The records below must be copied in full; omit the images.

^^^^^^^^^^^^^^^^

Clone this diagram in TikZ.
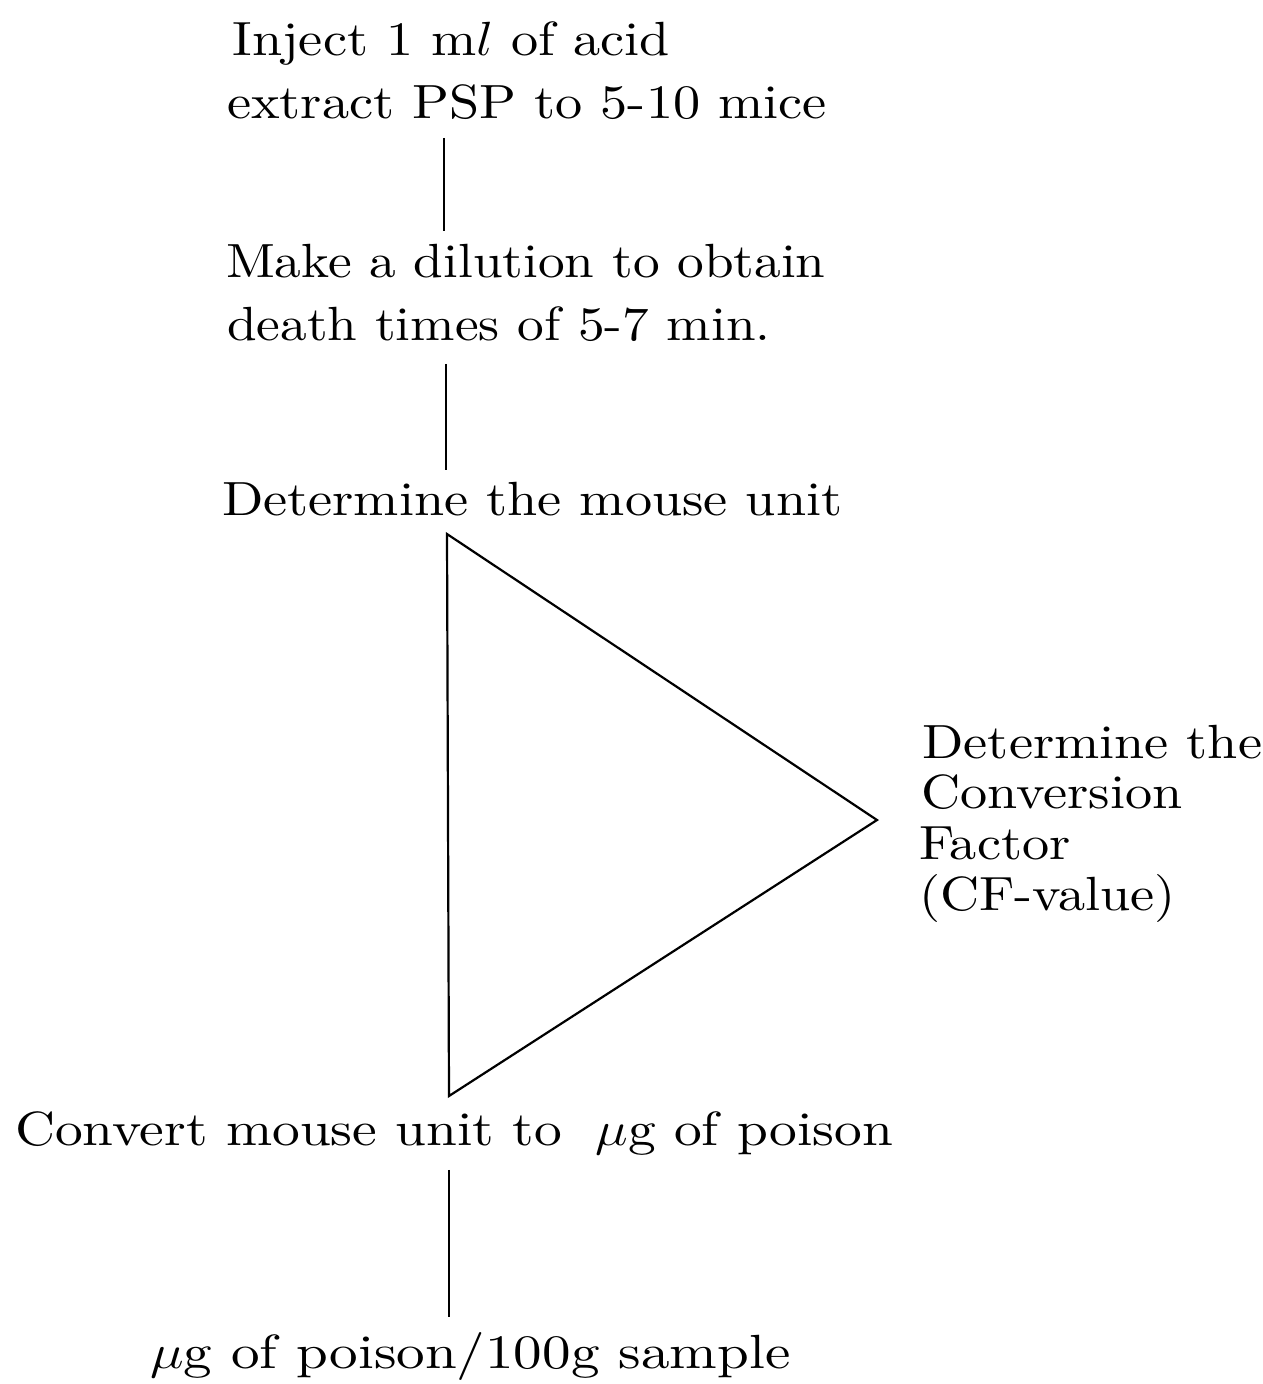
\RequirePackage{fix-cm}
\documentclass[tikz,border=0pt]{standalone}
\usepackage{fontspec}
\setmainfont{lmroman10-regular.otf}
\usepackage{graphicx}
\newcommand{\blk}[2][1.13]{\scalebox{#1}[1]{\begin{tabular}[t]{@{}l@{}}#2\end{tabular}}}
\tikzset{
  txt/.style={anchor=base west, inner sep=0pt, outer sep=0pt, font=\fontsize{48}{63}\selectfont},
  txtnarrow/.style={anchor=base west, inner sep=0pt, outer sep=0pt, font=\fontsize{48}{50.5}\selectfont},
  link/.style={line width=1.6pt},
  tri/.style={line width=2.2pt, line join=miter}
}
\begin{document}
\begin{tikzpicture}[x=1pt,y=-1pt]
\useasboundingbox (0,0) rectangle (1262,1384);
\node[txt] (A) at (227,55) {\blk{\hspace{5pt}Inject 1 m$l$ of acid\\extract PSP to 5-10 mice}};
\node[txt] (B) at (226,277) {\blk[1.11]{Make a dilution to obtain\\\hspace{1pt}death times of 5-7 min.}};
\node[txt] (C) at (222,515) {\blk{Determine the mouse unit}};
\node[txtnarrow] (D) at (919,758) {\blk{\hspace{3pt}Determine the\\\hspace{2pt}Conversion\\Factor\\(CF-value)}};
\node[txt] (E) at (15,1145) {\blk[1.155]{Convert mouse unit to\hspace{0.6em}$\mu$g of poison}};
\node[txt] (F) at (150,1368) {\blk[1.19]{$\mu$g of poison/100g sample}};
\coordinate (T) at (447,534);
\coordinate (R) at (877,820);
\coordinate (Bt) at (449,1096);
\draw[link] ([yshift=-1pt]A.south -| 444,0) -- ([yshift=2pt]B.north -| 444,0);
\draw[link] ([yshift=-5pt]B.south -| 446,0) -- ([yshift=1pt]C.north -| 446,0);
\draw[tri] (T) -- (R) -- (Bt) -- cycle;
\draw[link] ([yshift=-6pt]E.south -| 449,0) -- ([yshift=7pt]F.north -| 449,0);
\end{tikzpicture}
\end{document}
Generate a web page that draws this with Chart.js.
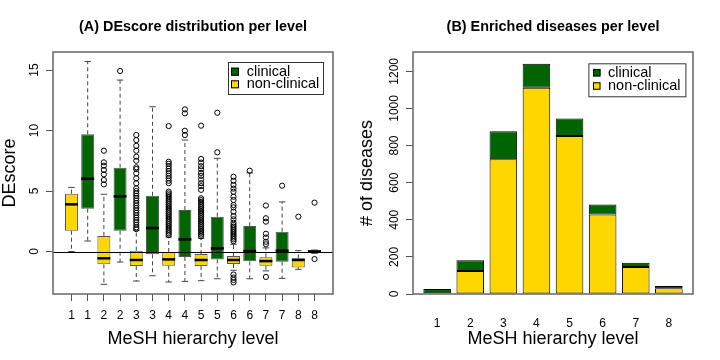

^^^^^^^^^^^^^^^^

**Answer to the task**
Clone this diagram in TikZ.
\RequirePackage{fix-cm}
\documentclass[tikz,border=0pt]{standalone}
\usepackage{fontspec}
\setmainfont{lmroman10-regular.otf}
\usepackage{graphicx}
\newcommand{\blk}[2][1.13]{\scalebox{#1}[1]{\begin{tabular}[t]{@{}l@{}}#2\end{tabular}}}
\tikzset{
  txt/.style={anchor=base west, inner sep=0pt, outer sep=0pt, font=\fontsize{48}{63}\selectfont},
  txtnarrow/.style={anchor=base west, inner sep=0pt, outer sep=0pt, font=\fontsize{48}{50.5}\selectfont},
  link/.style={line width=1.6pt},
  tri/.style={line width=2.2pt, line join=miter}
}
\begin{document}
\begin{tikzpicture}[x=1pt,y=-1pt]
\useasboundingbox (0,0) rectangle (1262,1384);
\node[txt] (A) at (227,55) {\blk{\hspace{5pt}Inject 1 m$l$ of acid\\extract PSP to 5-10 mice}};
\node[txt] (B) at (226,277) {\blk[1.11]{Make a dilution to obtain\\\hspace{1pt}death times of 5-7 min.}};
\node[txt] (C) at (222,515) {\blk{Determine the mouse unit}};
\node[txtnarrow] (D) at (919,758) {\blk{\hspace{3pt}Determine the\\\hspace{2pt}Conversion\\Factor\\(CF-value)}};
\node[txt] (E) at (15,1145) {\blk[1.155]{Convert mouse unit to\hspace{0.6em}$\mu$g of poison}};
\node[txt] (F) at (150,1368) {\blk[1.19]{$\mu$g of poison/100g sample}};
\coordinate (T) at (447,534);
\coordinate (R) at (877,820);
\coordinate (Bt) at (449,1096);
\draw[link] ([yshift=-1pt]A.south -| 444,0) -- ([yshift=2pt]B.north -| 444,0);
\draw[link] ([yshift=-5pt]B.south -| 446,0) -- ([yshift=1pt]C.north -| 446,0);
\draw[tri] (T) -- (R) -- (Bt) -- cycle;
\draw[link] ([yshift=-6pt]E.south -| 449,0) -- ([yshift=7pt]F.north -| 449,0);
\end{tikzpicture}
\end{document}
Generate a web page that draws this with Chart.js.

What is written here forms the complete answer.